_RECORD SET_:
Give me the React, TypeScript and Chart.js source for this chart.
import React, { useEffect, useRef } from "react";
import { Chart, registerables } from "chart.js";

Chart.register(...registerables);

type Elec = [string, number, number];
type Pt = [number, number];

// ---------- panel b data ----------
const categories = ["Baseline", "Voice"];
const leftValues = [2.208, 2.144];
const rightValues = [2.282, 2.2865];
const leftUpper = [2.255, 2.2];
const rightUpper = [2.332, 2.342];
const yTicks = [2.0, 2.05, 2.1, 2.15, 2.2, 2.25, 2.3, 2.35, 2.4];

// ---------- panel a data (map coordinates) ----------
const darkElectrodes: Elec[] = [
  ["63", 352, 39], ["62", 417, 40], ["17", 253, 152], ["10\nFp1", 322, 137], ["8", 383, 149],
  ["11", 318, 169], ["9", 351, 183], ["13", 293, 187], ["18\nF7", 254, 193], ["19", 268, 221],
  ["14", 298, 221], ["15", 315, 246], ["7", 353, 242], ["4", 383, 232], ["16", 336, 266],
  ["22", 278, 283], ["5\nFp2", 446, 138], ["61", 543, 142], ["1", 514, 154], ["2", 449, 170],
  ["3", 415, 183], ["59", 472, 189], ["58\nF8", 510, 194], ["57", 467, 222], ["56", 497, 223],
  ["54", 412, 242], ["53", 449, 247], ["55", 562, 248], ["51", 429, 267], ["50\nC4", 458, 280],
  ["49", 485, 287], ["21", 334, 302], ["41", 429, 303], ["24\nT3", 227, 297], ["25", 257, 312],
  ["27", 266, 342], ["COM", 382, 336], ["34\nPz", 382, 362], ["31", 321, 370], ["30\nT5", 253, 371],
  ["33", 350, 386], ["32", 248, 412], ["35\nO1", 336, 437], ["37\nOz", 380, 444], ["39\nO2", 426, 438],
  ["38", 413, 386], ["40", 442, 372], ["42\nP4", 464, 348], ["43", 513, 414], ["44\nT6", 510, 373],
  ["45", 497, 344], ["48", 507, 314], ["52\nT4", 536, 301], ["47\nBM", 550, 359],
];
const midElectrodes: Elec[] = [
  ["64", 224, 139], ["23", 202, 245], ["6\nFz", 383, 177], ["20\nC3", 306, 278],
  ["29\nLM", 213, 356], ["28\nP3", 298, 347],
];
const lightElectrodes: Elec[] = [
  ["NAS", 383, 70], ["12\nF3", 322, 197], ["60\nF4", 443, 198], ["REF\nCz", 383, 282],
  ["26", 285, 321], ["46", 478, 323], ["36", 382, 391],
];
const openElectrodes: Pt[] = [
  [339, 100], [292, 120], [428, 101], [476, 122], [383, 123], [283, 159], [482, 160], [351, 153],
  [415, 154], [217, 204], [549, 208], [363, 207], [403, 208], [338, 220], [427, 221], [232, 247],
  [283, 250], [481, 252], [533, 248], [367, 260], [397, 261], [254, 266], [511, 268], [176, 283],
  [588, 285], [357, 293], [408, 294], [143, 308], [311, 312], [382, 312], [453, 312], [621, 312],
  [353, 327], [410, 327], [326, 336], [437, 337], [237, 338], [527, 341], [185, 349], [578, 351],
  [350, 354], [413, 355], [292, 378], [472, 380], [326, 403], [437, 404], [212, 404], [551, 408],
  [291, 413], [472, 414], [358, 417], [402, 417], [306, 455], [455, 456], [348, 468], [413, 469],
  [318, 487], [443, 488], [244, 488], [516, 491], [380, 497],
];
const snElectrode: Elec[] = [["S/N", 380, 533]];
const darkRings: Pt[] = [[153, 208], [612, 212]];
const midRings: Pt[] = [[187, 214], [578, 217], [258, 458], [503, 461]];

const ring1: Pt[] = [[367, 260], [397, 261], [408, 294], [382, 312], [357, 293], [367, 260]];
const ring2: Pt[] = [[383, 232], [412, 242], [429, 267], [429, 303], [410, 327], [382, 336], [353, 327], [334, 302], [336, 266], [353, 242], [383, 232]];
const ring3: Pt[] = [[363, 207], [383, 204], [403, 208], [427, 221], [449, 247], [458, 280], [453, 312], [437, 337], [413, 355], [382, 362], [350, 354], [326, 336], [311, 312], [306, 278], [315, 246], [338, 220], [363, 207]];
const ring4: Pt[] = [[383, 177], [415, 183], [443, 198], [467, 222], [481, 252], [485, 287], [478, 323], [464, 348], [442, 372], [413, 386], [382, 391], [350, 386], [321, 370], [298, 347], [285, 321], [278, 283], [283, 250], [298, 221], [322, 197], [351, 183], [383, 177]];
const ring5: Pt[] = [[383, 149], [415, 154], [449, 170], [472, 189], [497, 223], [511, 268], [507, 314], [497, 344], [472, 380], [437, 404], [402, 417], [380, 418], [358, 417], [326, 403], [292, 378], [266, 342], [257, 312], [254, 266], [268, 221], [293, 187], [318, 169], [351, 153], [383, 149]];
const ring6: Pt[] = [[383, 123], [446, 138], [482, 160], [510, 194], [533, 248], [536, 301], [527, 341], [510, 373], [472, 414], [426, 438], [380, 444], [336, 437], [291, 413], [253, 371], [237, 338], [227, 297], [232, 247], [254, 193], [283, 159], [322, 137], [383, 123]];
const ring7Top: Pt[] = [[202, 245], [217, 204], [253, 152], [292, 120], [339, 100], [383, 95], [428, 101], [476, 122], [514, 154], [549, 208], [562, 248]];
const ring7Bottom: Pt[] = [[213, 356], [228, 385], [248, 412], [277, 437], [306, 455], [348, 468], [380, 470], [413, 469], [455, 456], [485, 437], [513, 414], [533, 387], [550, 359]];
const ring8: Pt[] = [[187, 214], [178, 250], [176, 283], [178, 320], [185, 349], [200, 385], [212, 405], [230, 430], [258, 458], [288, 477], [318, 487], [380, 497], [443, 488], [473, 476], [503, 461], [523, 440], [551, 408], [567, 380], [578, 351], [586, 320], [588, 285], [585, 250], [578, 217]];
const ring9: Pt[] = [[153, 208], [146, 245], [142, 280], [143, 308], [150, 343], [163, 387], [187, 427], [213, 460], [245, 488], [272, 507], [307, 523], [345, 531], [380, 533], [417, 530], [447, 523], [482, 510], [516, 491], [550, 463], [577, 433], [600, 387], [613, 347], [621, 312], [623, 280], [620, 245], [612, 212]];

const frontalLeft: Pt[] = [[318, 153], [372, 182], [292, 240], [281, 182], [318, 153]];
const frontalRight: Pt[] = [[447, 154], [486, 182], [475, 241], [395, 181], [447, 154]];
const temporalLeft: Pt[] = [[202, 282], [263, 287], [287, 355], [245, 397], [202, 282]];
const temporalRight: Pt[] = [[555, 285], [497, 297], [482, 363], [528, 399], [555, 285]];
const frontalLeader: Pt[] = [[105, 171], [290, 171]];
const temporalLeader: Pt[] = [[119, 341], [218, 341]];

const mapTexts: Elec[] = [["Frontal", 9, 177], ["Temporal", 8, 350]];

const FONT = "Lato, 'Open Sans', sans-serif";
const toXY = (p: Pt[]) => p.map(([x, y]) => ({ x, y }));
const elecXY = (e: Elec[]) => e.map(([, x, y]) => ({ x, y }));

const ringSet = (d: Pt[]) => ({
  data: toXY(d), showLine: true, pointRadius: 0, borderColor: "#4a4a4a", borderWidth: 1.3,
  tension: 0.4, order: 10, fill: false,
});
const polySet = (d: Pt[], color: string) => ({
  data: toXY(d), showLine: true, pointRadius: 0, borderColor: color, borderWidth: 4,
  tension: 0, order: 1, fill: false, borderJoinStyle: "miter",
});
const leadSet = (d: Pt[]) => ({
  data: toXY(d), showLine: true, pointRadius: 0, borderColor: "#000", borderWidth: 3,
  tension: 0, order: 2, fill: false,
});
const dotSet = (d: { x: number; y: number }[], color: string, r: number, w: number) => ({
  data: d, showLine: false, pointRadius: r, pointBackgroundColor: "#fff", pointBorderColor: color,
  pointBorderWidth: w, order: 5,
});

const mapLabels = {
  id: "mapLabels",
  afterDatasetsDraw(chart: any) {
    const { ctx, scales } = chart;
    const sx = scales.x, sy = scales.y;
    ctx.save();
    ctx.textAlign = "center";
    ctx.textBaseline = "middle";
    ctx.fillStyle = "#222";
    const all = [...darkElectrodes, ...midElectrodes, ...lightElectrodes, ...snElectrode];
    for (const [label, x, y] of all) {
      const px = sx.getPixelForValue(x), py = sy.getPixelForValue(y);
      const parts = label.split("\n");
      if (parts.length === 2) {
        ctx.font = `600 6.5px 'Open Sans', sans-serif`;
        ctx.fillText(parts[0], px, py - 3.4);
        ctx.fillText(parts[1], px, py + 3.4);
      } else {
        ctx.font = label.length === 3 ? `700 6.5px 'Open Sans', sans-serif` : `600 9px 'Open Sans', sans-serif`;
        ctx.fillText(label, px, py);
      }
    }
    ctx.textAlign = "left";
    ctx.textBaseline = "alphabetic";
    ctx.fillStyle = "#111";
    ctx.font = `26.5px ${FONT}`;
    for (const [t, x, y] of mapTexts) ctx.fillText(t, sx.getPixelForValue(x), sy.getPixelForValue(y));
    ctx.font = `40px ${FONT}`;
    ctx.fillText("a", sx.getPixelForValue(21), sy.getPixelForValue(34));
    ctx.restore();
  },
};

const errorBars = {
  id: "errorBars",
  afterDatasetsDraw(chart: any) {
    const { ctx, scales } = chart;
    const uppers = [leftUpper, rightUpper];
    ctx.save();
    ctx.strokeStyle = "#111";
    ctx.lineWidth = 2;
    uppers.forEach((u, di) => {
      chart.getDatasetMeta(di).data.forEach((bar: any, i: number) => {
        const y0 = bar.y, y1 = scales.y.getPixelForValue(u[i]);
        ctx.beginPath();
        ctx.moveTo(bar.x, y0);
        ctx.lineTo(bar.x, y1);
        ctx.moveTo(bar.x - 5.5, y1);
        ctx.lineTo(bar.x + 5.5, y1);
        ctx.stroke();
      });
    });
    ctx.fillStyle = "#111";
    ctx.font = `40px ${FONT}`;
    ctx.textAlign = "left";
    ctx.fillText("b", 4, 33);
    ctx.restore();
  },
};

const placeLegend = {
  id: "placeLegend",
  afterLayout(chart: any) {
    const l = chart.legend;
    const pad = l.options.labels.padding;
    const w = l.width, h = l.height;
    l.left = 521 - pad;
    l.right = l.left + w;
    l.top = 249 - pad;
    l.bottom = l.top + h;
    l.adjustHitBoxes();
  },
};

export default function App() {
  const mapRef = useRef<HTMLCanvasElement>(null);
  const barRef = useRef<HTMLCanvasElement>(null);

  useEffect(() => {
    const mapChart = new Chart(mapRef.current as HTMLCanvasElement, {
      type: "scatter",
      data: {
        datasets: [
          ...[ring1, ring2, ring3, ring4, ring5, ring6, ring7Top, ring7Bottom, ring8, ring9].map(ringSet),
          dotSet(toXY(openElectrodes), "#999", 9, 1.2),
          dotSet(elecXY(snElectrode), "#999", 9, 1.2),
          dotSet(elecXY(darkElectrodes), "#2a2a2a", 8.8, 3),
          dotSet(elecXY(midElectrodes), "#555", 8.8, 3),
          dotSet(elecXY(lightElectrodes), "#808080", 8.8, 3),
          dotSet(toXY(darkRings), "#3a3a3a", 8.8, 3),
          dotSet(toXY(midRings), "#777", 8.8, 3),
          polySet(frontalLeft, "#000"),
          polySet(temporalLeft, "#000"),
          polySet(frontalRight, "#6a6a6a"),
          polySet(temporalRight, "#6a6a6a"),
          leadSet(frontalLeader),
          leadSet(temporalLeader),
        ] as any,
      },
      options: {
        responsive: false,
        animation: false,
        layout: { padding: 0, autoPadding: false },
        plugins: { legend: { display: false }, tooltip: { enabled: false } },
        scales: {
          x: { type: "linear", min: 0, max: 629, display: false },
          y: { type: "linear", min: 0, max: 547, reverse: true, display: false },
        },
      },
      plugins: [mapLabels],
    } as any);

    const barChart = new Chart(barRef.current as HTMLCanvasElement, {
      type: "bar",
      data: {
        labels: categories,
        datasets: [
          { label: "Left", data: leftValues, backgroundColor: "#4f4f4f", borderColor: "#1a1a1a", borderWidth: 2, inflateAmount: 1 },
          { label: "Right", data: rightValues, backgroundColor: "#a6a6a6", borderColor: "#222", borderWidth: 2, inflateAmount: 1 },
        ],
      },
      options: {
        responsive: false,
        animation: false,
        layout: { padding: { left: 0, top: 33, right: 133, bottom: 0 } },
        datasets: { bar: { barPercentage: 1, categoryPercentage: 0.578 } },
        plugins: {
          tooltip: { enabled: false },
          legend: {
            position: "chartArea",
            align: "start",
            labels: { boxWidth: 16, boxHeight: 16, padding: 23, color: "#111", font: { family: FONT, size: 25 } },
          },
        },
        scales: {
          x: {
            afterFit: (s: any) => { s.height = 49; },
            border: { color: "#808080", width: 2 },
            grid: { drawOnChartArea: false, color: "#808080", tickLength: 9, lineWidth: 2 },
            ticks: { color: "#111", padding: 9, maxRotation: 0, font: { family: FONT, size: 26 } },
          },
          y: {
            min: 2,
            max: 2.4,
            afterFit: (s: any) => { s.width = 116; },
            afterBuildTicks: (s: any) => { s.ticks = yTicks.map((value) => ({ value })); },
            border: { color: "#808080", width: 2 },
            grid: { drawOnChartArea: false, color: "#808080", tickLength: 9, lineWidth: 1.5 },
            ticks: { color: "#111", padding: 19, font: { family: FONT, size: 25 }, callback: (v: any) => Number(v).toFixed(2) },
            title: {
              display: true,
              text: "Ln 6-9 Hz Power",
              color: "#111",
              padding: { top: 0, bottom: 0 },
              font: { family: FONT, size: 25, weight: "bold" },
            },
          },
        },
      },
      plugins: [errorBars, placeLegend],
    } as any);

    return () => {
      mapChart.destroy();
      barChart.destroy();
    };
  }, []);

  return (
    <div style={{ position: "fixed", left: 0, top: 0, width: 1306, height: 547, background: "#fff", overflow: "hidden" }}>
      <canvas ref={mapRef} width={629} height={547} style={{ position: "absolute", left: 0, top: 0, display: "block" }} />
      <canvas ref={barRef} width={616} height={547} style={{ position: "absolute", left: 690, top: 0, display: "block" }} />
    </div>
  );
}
--
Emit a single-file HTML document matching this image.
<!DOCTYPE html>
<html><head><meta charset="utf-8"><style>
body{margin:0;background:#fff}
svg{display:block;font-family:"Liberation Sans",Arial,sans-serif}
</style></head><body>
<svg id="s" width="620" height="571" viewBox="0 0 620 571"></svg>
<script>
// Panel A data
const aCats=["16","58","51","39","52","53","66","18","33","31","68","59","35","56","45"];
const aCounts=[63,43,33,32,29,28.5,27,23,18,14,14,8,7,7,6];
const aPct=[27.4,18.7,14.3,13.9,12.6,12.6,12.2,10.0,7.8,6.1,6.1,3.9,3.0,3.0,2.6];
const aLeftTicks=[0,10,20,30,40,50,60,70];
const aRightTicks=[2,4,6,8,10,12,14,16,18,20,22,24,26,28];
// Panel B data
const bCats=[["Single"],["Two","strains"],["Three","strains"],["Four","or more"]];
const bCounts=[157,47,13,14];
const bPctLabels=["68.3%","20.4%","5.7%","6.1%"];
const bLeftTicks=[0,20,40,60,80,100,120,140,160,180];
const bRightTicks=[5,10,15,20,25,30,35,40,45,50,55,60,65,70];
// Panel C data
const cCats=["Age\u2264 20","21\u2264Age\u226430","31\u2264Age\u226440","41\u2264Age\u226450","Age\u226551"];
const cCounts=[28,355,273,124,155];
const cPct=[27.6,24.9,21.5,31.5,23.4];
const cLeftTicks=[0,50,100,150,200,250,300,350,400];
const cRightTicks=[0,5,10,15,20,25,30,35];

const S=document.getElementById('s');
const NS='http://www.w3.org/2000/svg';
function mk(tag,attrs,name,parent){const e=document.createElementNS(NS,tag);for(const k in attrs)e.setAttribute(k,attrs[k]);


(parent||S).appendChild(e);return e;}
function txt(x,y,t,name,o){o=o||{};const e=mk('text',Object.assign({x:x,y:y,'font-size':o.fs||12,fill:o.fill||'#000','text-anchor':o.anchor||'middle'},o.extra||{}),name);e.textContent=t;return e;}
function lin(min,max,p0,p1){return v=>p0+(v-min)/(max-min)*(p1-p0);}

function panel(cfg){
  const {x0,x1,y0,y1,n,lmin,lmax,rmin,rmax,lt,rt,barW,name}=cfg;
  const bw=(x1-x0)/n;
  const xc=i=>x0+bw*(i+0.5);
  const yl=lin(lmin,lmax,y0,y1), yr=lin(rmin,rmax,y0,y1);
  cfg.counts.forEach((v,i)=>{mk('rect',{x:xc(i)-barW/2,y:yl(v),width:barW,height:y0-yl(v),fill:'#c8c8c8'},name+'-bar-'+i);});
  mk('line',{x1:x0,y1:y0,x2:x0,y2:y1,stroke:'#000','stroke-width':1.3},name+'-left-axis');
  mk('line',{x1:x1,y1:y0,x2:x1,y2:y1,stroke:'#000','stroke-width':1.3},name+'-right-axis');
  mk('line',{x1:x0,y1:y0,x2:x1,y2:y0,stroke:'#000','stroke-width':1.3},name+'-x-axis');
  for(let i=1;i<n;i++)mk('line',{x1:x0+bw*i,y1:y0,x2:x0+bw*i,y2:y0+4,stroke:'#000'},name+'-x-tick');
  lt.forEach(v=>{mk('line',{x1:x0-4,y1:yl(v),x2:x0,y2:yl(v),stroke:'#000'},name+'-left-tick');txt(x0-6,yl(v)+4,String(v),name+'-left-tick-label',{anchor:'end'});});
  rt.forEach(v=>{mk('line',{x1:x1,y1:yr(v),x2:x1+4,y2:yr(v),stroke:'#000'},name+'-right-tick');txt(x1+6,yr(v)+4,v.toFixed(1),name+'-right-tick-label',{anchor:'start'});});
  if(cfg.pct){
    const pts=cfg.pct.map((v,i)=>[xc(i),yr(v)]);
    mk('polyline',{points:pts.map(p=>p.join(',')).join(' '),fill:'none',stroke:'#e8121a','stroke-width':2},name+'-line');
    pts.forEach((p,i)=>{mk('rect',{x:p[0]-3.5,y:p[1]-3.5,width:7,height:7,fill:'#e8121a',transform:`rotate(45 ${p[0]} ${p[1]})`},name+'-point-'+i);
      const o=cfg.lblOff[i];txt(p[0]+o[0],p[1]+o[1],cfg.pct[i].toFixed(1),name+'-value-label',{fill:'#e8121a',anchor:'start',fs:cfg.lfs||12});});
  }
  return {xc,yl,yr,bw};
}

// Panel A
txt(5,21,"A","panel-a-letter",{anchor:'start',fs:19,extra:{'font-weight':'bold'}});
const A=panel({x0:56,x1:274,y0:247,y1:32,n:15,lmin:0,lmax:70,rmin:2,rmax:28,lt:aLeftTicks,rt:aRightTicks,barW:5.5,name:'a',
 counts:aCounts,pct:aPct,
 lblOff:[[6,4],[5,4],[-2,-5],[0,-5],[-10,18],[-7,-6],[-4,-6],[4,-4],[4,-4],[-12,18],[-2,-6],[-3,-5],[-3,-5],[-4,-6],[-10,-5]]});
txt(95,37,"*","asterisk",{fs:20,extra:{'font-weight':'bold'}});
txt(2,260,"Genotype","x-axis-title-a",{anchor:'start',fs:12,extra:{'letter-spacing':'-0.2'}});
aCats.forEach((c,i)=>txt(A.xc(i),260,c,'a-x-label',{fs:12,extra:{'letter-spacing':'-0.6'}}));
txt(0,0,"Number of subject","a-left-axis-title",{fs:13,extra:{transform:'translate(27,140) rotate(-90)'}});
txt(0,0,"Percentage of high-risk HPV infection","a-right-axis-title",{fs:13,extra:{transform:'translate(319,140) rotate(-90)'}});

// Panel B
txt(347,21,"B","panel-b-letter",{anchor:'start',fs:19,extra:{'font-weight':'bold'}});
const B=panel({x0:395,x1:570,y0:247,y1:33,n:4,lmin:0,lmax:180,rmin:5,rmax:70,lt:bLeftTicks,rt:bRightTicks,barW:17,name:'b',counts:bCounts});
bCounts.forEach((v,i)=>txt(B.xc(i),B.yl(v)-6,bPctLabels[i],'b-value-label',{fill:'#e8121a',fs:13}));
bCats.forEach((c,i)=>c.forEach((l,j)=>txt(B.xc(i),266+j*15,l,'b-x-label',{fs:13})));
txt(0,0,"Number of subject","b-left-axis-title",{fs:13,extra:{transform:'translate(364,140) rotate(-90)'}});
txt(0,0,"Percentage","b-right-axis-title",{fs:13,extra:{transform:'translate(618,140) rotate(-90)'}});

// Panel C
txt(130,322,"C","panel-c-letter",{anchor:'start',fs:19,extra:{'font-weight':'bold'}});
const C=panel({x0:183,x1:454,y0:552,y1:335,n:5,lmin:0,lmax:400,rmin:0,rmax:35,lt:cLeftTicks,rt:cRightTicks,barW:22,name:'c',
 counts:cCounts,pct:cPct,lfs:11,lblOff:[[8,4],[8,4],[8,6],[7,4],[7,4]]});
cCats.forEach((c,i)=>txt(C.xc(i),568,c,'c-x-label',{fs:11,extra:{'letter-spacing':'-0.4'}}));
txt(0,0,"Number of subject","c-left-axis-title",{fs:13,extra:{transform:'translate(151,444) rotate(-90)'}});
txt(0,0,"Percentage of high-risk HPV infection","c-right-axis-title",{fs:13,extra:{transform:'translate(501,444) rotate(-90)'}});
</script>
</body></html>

_YOUR INSTRUCTIONS_: Begin with the line that has "Give me the" in the listing above and end after the line that has "2.3, 2.35, 2.4];"; output those lines exactly.

_SOLUTION TO THIS PROBLEM_:
Give me the React, TypeScript and Chart.js source for this chart.
import React, { useEffect, useRef } from "react";
import { Chart, registerables } from "chart.js";

Chart.register(...registerables);

type Elec = [string, number, number];
type Pt = [number, number];

// ---------- panel b data ----------
const categories = ["Baseline", "Voice"];
const leftValues = [2.208, 2.144];
const rightValues = [2.282, 2.2865];
const leftUpper = [2.255, 2.2];
const rightUpper = [2.332, 2.342];
const yTicks = [2.0, 2.05, 2.1, 2.15, 2.2, 2.25, 2.3, 2.35, 2.4];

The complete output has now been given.